* SHORT EXERCISE:
Print, exactly and with both ends included, the lines below that run from the one containing "Convert this chart to D3.js code." to the one containing "const seriesValues = [positiv, negativ, noytral, annet];". Pictures are omitted.

* EXCERPTED RECORDS:
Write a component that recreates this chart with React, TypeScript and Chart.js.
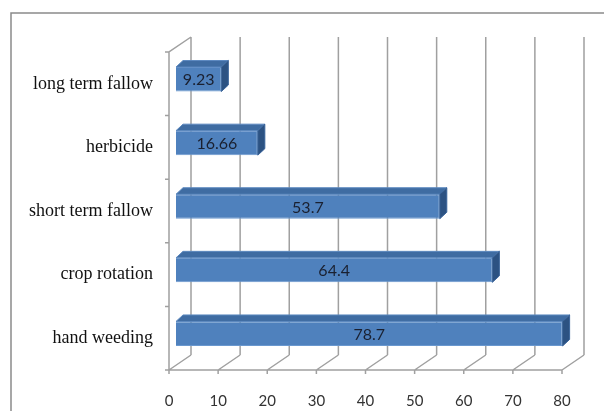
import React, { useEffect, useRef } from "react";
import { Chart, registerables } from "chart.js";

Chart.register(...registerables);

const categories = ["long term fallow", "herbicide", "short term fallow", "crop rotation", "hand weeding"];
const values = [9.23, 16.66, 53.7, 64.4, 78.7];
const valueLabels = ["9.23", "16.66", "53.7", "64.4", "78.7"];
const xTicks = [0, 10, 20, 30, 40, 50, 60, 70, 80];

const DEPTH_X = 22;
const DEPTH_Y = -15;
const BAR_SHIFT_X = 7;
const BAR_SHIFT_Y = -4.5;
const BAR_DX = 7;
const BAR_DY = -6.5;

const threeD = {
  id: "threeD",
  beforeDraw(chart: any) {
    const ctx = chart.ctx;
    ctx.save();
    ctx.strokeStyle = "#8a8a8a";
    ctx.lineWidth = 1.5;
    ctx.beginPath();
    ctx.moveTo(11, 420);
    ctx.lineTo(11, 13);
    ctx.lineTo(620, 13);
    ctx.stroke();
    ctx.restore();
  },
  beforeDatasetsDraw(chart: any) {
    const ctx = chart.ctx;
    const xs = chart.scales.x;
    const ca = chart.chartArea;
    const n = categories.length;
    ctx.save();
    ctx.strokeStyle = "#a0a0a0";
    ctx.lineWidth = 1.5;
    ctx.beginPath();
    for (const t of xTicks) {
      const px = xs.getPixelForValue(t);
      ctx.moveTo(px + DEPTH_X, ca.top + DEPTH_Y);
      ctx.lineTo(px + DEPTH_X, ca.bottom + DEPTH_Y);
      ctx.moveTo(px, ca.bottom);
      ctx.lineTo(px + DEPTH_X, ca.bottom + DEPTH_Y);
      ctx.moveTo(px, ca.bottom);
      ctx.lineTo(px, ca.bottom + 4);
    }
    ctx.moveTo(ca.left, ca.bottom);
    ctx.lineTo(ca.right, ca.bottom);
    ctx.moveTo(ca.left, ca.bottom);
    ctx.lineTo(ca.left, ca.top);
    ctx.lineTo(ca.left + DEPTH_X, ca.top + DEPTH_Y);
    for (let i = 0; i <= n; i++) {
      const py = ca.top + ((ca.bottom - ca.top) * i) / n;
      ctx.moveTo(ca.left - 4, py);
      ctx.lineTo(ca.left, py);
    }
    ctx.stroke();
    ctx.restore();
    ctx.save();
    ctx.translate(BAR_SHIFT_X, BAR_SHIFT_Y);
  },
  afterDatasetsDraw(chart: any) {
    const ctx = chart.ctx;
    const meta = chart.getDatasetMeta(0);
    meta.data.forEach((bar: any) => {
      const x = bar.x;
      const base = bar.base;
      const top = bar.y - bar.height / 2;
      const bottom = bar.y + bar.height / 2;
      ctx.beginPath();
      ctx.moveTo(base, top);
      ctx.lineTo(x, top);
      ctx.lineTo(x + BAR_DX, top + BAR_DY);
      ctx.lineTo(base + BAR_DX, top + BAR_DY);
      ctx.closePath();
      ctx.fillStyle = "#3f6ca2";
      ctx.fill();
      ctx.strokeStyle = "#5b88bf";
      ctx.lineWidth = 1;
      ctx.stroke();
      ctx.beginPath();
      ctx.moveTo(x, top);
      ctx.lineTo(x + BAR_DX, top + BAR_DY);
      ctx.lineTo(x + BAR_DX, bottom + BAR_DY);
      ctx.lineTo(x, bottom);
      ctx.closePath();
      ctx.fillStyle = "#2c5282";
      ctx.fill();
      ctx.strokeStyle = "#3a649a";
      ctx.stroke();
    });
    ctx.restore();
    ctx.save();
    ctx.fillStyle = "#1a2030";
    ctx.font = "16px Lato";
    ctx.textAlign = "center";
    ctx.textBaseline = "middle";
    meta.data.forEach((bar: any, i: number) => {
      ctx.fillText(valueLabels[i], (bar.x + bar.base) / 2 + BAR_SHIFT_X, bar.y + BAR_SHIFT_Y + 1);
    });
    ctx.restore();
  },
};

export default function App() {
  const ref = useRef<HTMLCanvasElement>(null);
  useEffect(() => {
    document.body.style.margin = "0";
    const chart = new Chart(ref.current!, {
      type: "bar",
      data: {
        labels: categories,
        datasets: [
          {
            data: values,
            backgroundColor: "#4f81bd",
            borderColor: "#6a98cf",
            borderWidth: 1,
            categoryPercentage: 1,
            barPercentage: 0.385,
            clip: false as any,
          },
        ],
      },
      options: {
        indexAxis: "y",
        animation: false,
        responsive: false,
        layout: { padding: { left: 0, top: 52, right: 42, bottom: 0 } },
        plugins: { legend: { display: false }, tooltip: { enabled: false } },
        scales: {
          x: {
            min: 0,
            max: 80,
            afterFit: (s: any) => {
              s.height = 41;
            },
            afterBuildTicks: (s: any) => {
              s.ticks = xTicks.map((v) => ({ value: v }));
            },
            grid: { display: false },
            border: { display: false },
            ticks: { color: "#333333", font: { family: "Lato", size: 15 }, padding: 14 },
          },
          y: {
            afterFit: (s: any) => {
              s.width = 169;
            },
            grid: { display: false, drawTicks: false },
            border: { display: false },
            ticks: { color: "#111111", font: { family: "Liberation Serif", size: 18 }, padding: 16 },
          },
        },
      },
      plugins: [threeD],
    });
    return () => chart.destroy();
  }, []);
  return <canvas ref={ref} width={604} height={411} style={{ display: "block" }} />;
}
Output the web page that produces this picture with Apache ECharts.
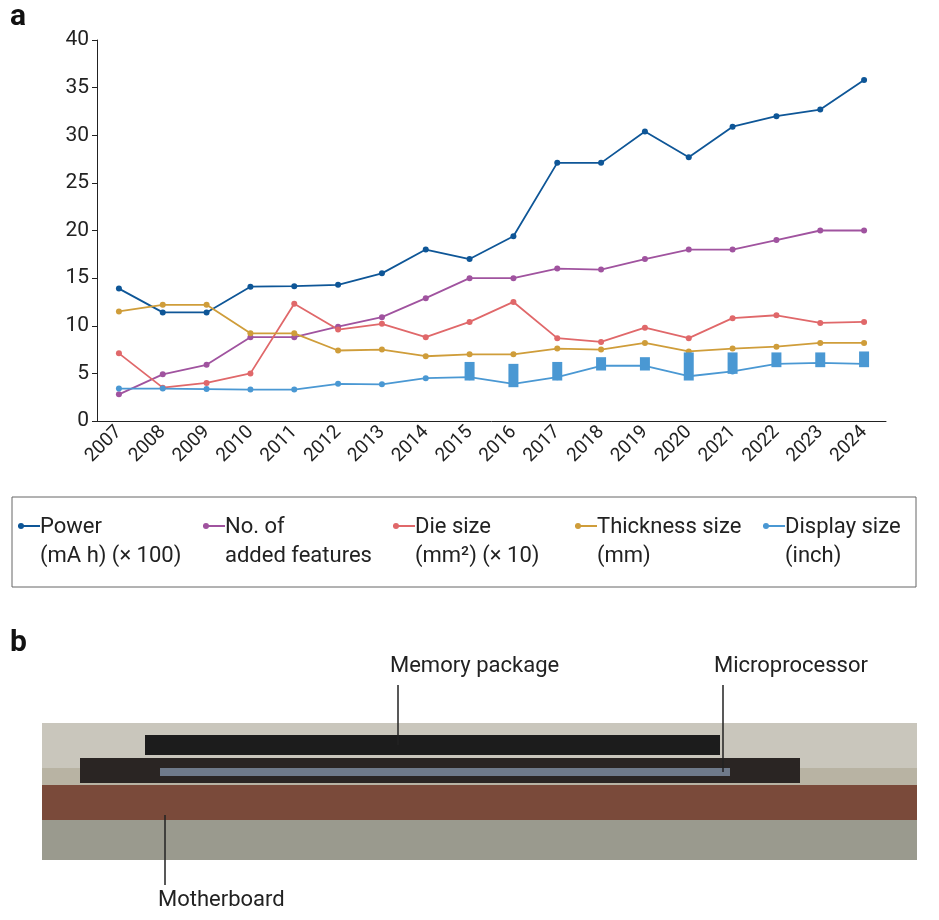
...
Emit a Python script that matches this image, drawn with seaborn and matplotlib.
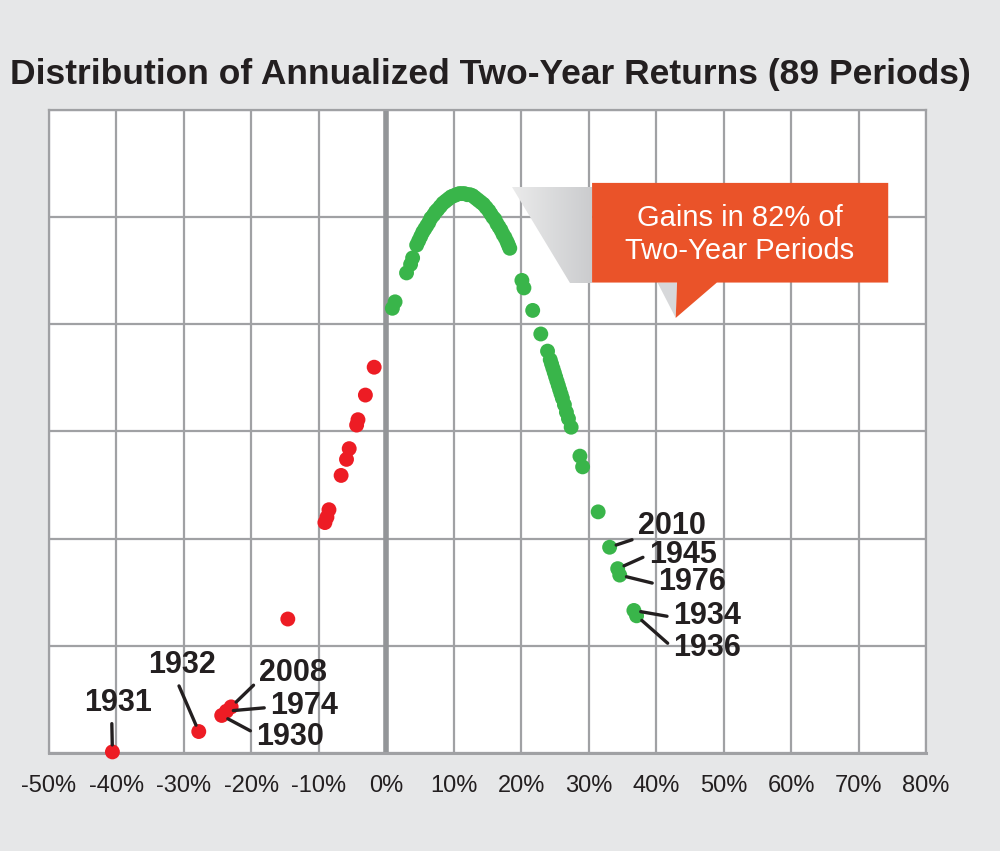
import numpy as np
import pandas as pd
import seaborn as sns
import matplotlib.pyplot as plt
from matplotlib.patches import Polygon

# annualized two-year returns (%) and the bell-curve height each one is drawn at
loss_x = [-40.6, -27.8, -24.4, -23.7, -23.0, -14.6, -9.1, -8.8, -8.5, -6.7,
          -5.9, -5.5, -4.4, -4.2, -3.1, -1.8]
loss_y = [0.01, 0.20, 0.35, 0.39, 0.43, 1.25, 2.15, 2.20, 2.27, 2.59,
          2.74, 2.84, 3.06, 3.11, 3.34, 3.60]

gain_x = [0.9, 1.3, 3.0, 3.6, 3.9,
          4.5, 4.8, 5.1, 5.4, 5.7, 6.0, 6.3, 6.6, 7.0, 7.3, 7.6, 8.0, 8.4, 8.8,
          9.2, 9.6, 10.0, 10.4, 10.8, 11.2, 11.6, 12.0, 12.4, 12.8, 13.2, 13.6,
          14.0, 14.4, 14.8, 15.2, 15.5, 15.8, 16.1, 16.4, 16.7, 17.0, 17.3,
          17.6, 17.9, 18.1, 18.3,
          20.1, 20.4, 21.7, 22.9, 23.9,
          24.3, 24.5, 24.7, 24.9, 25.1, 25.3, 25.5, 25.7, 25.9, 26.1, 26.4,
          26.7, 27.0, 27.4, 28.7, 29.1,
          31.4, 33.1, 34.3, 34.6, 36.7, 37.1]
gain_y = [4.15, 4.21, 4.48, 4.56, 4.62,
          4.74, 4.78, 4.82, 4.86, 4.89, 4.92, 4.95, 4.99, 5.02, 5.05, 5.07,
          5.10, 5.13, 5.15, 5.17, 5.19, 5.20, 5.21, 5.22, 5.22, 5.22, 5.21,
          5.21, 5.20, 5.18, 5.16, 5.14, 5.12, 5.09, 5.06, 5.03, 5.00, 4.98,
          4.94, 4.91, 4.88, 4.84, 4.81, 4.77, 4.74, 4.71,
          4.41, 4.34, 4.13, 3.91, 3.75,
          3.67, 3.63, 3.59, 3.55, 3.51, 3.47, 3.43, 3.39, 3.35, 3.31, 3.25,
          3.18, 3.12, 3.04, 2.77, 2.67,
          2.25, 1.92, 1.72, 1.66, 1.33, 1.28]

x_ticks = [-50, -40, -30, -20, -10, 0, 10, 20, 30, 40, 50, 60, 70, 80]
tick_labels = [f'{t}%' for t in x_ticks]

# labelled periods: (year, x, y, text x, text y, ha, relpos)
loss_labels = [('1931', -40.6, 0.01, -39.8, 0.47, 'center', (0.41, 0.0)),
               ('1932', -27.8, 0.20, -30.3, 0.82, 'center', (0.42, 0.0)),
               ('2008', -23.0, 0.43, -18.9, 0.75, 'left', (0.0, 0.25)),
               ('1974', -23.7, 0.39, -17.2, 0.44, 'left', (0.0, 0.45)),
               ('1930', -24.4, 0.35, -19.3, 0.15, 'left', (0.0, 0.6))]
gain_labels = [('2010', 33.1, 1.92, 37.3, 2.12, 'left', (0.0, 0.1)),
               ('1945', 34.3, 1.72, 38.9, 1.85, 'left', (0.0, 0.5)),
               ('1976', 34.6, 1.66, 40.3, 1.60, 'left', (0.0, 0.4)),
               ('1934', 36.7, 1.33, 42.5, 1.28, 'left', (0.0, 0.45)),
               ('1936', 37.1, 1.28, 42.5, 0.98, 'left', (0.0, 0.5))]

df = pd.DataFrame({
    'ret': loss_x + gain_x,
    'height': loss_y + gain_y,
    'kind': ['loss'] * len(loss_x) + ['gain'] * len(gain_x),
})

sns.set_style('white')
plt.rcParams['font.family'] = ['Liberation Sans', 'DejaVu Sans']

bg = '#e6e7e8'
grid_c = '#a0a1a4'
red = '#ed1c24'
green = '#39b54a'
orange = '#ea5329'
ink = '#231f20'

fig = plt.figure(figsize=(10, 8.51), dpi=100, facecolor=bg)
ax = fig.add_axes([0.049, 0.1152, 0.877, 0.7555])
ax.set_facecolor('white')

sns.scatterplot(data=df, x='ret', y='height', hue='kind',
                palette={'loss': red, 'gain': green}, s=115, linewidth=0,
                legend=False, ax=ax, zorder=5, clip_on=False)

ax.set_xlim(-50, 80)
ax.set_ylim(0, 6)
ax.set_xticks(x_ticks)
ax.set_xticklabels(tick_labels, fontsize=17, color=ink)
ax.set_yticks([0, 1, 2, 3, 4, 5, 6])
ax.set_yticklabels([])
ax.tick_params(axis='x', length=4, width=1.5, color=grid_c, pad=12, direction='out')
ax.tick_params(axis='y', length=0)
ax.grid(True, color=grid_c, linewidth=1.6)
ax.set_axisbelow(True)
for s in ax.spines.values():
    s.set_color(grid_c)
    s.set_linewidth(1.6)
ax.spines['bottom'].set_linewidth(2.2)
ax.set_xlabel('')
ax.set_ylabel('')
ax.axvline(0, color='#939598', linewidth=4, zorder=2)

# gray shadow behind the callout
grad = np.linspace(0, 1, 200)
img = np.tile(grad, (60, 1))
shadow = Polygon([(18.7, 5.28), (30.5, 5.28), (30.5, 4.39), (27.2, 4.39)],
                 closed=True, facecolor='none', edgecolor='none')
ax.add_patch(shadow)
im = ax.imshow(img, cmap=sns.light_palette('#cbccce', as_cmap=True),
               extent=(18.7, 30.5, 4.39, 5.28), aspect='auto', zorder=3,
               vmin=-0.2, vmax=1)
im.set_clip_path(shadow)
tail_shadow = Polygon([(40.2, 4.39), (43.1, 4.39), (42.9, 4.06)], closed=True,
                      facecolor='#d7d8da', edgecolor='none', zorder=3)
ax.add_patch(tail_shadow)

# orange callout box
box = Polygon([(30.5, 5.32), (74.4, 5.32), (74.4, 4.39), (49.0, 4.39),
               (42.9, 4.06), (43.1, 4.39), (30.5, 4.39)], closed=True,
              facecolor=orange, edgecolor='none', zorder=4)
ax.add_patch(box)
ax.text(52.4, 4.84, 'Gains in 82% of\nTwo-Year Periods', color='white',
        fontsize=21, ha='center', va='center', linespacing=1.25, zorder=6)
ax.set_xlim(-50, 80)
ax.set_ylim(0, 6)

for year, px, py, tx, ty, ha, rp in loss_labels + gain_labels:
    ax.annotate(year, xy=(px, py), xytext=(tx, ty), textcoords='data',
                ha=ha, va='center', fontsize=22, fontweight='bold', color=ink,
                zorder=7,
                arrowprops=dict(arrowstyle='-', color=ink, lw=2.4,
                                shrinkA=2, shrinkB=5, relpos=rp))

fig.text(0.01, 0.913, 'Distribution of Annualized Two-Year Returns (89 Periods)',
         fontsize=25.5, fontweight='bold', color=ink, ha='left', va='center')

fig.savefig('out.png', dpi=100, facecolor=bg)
--
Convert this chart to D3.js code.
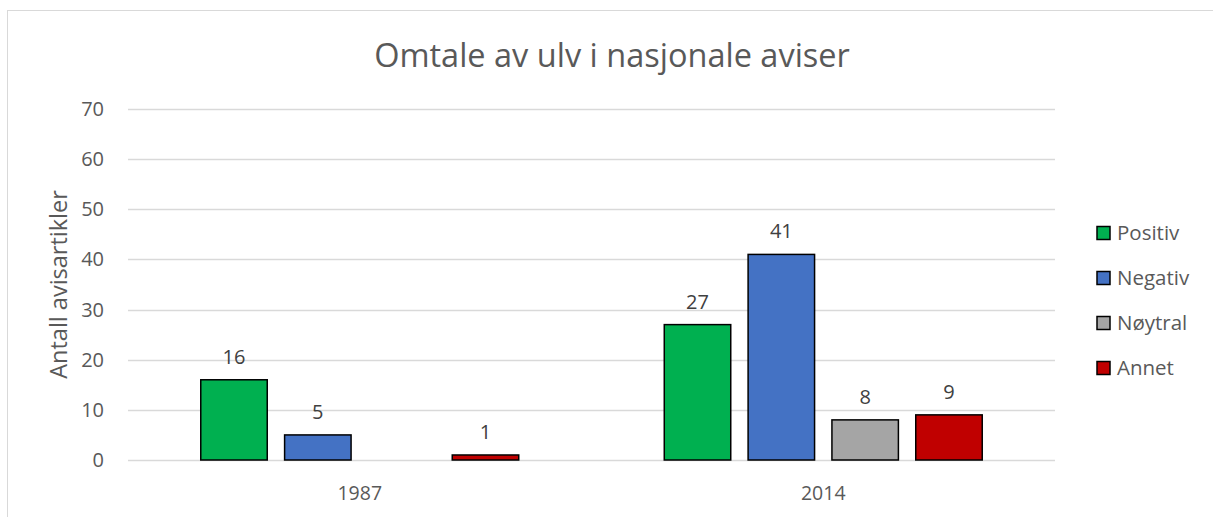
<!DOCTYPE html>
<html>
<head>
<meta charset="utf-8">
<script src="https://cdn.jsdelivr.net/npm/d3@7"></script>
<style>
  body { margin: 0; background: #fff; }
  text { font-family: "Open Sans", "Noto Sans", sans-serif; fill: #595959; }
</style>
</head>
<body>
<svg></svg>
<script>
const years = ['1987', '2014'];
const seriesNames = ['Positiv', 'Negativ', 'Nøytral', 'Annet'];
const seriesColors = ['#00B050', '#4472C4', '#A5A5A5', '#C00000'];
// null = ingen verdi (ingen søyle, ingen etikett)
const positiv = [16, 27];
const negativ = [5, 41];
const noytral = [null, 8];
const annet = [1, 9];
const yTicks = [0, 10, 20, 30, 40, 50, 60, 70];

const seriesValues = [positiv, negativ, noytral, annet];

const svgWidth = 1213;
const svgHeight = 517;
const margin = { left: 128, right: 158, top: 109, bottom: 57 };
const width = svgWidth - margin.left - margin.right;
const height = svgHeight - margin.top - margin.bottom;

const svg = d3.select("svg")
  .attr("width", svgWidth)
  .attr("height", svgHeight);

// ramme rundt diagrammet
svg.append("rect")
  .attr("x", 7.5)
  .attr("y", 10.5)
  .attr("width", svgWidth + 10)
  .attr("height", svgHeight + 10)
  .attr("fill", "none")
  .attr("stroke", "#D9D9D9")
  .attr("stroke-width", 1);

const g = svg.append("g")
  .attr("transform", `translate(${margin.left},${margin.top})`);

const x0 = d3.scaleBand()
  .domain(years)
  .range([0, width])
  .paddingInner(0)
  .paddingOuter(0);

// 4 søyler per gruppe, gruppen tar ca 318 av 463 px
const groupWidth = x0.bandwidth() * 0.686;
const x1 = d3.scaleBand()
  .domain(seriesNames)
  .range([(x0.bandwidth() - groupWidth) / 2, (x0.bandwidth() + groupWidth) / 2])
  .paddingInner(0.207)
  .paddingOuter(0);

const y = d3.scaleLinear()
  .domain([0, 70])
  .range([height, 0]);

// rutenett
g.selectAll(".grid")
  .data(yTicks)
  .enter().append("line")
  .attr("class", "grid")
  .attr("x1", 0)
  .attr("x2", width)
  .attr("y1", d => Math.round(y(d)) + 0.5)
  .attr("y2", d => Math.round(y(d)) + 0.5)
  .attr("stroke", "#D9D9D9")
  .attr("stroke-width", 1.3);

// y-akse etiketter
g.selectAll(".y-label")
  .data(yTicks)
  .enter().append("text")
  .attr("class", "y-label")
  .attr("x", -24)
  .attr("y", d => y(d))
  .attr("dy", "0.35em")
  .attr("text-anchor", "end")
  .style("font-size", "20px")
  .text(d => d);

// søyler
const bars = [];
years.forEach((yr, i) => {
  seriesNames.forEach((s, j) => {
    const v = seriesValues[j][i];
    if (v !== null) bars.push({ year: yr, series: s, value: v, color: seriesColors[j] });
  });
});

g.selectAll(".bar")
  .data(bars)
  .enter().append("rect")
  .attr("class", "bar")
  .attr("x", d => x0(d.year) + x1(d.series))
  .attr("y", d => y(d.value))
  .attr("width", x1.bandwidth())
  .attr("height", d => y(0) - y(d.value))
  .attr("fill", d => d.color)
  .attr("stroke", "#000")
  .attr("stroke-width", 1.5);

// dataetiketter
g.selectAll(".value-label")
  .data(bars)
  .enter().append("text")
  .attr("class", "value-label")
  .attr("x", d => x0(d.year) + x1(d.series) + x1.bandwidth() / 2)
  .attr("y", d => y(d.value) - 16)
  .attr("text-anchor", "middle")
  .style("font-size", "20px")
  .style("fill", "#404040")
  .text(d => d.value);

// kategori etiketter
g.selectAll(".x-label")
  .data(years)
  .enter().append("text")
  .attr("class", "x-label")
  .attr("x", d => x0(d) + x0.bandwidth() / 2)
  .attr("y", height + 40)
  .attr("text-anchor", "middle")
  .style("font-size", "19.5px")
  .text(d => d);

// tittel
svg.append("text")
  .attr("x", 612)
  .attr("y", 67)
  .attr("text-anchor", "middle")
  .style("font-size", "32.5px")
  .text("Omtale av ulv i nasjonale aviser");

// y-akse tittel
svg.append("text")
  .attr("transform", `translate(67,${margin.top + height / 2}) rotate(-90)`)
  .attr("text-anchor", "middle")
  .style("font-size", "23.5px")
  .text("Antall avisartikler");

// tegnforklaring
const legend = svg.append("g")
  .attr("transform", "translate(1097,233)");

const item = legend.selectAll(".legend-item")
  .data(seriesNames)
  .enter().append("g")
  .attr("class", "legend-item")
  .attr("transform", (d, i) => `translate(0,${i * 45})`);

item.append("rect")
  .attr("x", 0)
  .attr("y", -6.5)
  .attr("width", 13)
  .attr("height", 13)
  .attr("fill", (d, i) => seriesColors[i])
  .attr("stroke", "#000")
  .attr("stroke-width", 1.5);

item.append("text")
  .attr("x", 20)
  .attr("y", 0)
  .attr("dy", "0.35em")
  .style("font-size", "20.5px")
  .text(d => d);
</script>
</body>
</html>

* FINISHED ANSWER:
Convert this chart to D3.js code.
<!DOCTYPE html>
<html>
<head>
<meta charset="utf-8">
<script src="https://cdn.jsdelivr.net/npm/d3@7"></script>
<style>
  body { margin: 0; background: #fff; }
  text { font-family: "Open Sans", "Noto Sans", sans-serif; fill: #595959; }
</style>
</head>
<body>
<svg></svg>
<script>
const years = ['1987', '2014'];
const seriesNames = ['Positiv', 'Negativ', 'Nøytral', 'Annet'];
const seriesColors = ['#00B050', '#4472C4', '#A5A5A5', '#C00000'];
// null = ingen verdi (ingen søyle, ingen etikett)
const positiv = [16, 27];
const negativ = [5, 41];
const noytral = [null, 8];
const annet = [1, 9];
const yTicks = [0, 10, 20, 30, 40, 50, 60, 70];

const seriesValues = [positiv, negativ, noytral, annet];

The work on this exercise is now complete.